◆ WHAT TO DO:
Beginning with the line that contains "Emit a LaTeX", retype the entries below exactly, ending with the line that contains "(itemavail) at (142,362)". Leave out any pictures.

━━━━━━━━━━━━━━━━━━━━

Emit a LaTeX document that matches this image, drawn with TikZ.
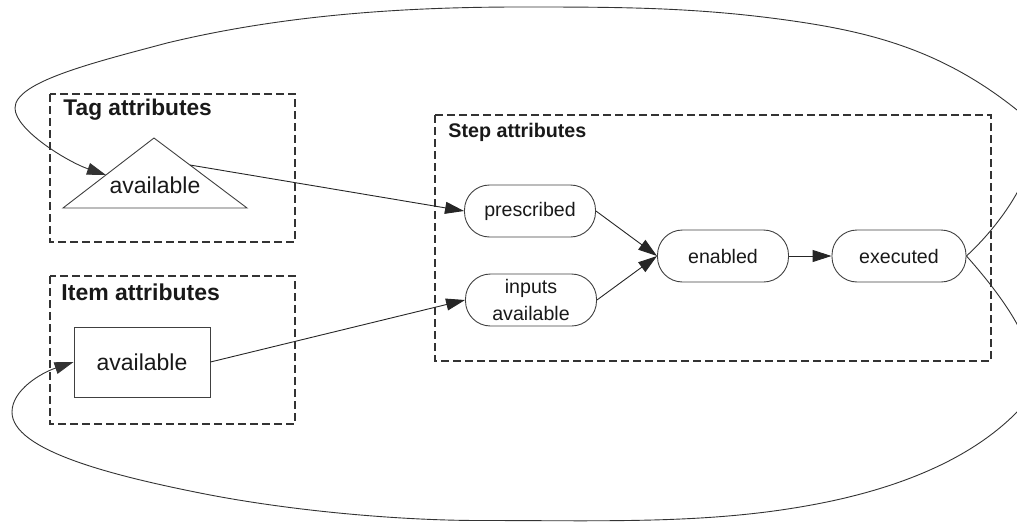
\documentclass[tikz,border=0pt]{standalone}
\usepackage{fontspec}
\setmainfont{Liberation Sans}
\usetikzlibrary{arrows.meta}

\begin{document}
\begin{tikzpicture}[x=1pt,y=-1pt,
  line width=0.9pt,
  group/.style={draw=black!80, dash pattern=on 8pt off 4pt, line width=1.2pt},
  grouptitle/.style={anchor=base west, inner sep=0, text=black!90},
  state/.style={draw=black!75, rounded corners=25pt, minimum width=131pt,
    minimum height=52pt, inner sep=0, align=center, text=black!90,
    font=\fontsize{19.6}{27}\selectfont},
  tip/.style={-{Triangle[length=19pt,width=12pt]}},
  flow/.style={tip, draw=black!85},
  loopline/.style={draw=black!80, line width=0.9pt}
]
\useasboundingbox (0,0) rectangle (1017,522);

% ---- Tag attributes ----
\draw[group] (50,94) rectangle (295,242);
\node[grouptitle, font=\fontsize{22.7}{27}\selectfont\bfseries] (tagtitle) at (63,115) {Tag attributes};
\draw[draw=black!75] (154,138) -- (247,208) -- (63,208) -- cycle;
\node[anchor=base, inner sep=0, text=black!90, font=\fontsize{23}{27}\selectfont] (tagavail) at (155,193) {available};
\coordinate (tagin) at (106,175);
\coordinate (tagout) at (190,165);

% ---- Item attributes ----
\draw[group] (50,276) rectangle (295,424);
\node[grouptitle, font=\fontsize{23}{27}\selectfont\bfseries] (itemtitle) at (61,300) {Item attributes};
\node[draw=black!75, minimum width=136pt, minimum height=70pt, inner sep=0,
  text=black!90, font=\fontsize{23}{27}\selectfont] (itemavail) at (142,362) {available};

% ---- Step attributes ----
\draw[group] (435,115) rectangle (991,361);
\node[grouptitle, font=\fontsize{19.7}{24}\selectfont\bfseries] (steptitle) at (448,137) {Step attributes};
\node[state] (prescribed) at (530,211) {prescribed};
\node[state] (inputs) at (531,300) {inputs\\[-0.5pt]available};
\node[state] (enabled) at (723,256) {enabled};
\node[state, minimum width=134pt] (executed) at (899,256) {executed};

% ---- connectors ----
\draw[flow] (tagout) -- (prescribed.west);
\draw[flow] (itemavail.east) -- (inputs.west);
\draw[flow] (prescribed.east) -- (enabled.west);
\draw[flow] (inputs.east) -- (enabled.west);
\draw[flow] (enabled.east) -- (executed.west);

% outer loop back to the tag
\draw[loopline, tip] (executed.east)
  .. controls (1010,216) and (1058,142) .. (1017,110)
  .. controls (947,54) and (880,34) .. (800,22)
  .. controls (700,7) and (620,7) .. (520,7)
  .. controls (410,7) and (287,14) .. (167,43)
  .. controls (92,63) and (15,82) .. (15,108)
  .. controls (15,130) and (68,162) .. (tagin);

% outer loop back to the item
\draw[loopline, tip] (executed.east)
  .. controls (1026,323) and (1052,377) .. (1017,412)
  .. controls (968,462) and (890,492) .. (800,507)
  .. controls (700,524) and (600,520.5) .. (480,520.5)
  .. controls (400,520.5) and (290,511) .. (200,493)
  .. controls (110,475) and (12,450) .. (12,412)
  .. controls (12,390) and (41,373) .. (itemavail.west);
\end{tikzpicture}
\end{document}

━━━━━━━━━━━━━━━━━━━━

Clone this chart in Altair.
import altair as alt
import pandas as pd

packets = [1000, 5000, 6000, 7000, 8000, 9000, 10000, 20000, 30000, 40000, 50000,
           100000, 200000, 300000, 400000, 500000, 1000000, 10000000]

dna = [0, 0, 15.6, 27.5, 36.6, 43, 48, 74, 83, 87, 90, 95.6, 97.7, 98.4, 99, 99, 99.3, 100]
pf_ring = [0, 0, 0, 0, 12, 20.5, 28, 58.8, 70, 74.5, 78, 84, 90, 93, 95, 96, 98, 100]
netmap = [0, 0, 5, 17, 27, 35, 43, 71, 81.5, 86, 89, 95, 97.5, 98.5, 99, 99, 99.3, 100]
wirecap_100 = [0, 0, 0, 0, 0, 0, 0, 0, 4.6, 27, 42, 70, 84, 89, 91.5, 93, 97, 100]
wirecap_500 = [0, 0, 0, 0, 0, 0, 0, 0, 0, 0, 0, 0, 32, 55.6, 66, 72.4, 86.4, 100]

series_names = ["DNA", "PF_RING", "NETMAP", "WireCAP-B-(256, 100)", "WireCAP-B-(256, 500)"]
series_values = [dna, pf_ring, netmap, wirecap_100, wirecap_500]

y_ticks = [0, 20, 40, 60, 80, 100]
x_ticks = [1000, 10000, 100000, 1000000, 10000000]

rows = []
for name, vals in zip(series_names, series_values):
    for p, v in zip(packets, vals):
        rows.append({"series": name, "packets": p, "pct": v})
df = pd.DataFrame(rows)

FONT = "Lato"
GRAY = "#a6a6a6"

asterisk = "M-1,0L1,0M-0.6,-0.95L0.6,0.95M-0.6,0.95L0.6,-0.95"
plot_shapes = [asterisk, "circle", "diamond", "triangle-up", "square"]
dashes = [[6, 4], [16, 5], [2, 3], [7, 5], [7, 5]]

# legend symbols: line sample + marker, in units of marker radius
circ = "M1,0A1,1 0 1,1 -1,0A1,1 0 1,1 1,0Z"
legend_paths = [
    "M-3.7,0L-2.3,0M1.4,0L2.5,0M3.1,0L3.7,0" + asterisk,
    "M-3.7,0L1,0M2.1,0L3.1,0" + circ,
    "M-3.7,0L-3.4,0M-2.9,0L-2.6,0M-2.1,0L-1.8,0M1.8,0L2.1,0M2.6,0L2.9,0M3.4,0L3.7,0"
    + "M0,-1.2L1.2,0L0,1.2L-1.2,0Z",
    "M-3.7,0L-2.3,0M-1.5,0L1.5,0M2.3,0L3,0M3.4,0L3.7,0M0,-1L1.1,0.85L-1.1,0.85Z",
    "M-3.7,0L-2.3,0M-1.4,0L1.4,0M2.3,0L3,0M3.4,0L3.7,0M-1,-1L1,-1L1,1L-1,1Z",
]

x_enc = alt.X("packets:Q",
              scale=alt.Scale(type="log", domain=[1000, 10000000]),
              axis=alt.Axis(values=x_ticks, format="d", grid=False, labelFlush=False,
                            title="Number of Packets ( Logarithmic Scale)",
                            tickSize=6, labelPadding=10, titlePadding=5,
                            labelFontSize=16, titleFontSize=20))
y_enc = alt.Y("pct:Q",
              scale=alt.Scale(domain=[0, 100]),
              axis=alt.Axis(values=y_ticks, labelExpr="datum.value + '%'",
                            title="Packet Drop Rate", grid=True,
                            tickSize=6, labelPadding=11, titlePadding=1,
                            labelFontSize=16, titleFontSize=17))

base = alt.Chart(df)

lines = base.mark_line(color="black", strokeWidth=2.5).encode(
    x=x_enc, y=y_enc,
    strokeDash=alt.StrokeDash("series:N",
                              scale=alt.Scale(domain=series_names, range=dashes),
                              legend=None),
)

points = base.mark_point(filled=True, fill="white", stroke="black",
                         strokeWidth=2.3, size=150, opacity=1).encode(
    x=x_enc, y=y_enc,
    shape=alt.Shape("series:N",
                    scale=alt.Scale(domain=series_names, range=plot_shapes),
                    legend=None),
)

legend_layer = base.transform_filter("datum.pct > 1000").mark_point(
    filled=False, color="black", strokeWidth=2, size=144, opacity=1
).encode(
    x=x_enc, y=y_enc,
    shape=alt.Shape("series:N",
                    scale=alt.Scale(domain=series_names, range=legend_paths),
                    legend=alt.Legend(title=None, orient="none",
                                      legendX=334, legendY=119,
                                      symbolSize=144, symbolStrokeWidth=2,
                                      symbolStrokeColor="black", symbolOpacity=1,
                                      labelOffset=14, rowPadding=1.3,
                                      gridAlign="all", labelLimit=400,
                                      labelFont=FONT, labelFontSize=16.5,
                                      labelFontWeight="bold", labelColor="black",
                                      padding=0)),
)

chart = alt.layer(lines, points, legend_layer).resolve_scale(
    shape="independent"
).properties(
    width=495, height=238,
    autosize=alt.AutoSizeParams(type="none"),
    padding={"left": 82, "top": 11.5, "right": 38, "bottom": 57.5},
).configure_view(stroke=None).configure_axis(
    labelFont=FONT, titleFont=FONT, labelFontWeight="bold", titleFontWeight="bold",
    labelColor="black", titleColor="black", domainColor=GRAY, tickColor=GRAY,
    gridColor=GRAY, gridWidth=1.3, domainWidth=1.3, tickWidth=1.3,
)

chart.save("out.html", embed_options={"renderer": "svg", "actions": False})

━━━━━━━━━━━━━━━━━━━━

◆ WRITTEN ANSWER:
Emit a LaTeX document that matches this image, drawn with TikZ.
\documentclass[tikz,border=0pt]{standalone}
\usepackage{fontspec}
\setmainfont{Liberation Sans}
\usetikzlibrary{arrows.meta}

\begin{document}
\begin{tikzpicture}[x=1pt,y=-1pt,
  line width=0.9pt,
  group/.style={draw=black!80, dash pattern=on 8pt off 4pt, line width=1.2pt},
  grouptitle/.style={anchor=base west, inner sep=0, text=black!90},
  state/.style={draw=black!75, rounded corners=25pt, minimum width=131pt,
    minimum height=52pt, inner sep=0, align=center, text=black!90,
    font=\fontsize{19.6}{27}\selectfont},
  tip/.style={-{Triangle[length=19pt,width=12pt]}},
  flow/.style={tip, draw=black!85},
  loopline/.style={draw=black!80, line width=0.9pt}
]
\useasboundingbox (0,0) rectangle (1017,522);

% ---- Tag attributes ----
\draw[group] (50,94) rectangle (295,242);
\node[grouptitle, font=\fontsize{22.7}{27}\selectfont\bfseries] (tagtitle) at (63,115) {Tag attributes};
\draw[draw=black!75] (154,138) -- (247,208) -- (63,208) -- cycle;
\node[anchor=base, inner sep=0, text=black!90, font=\fontsize{23}{27}\selectfont] (tagavail) at (155,193) {available};
\coordinate (tagin) at (106,175);
\coordinate (tagout) at (190,165);

% ---- Item attributes ----
\draw[group] (50,276) rectangle (295,424);
\node[grouptitle, font=\fontsize{23}{27}\selectfont\bfseries] (itemtitle) at (61,300) {Item attributes};
\node[draw=black!75, minimum width=136pt, minimum height=70pt, inner sep=0,
  text=black!90, font=\fontsize{23}{27}\selectfont] (itemavail) at (142,362) {available};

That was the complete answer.